Na exposição que termina a 24 de Maio há apenas uma peça com outras cores, um pequeno prato com um círculo vermelho ao centro e decorações em azul turquesa com vestígios de dourado, destinado ao mercado japonês (entre as 263 peças do tecto dos Lencastres são apenas quatro as que não são a azul de cobalto e branco). O outro objecto que difere dos pratos saídos de serviços de porcelana da China é um gomil (1575-1585), que na instalação piramidal, ocupa o centro. O bico e a asa deste jarro de boca estreita foram partidos de propósito para que coubesse no centro da composição, diz a comissária. É possível que tivesse também decorações a dourado. “Não há nada como isto nas colecções dos museus portugueses”, garante.

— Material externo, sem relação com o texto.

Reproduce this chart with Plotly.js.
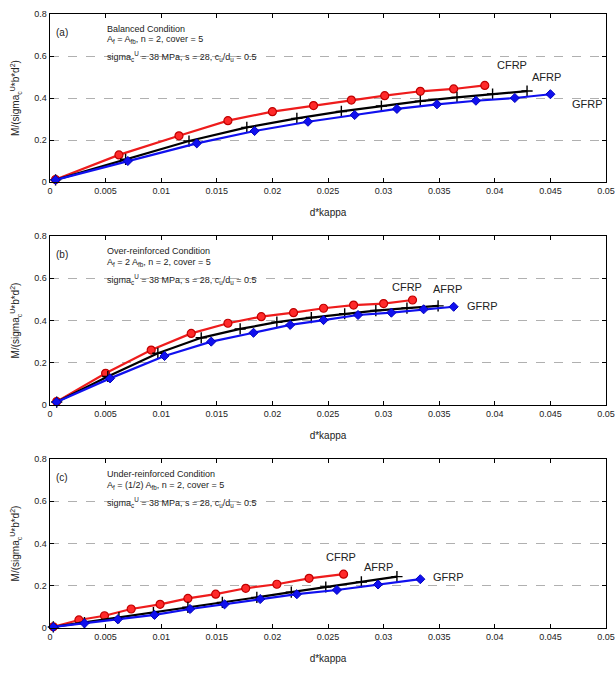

A conservadora de arte oriental refere-se ao trabalho rendilhado da peça, de grande pormenor e rigor de execução. “E este, é preciso lembrar, é uma peça do património francês.”

O Palácio de Santos foi vendido com o seu recheio e não está classificado (de acordo com a Direcção-Geral do Património Cultural, está incluído na zona especial de protecção do Museu Nacional de Arte Antiga, da Igreja de São Francisco de Paula, do Convento das Trinas do Mocambo e do Chafariz da Esperança).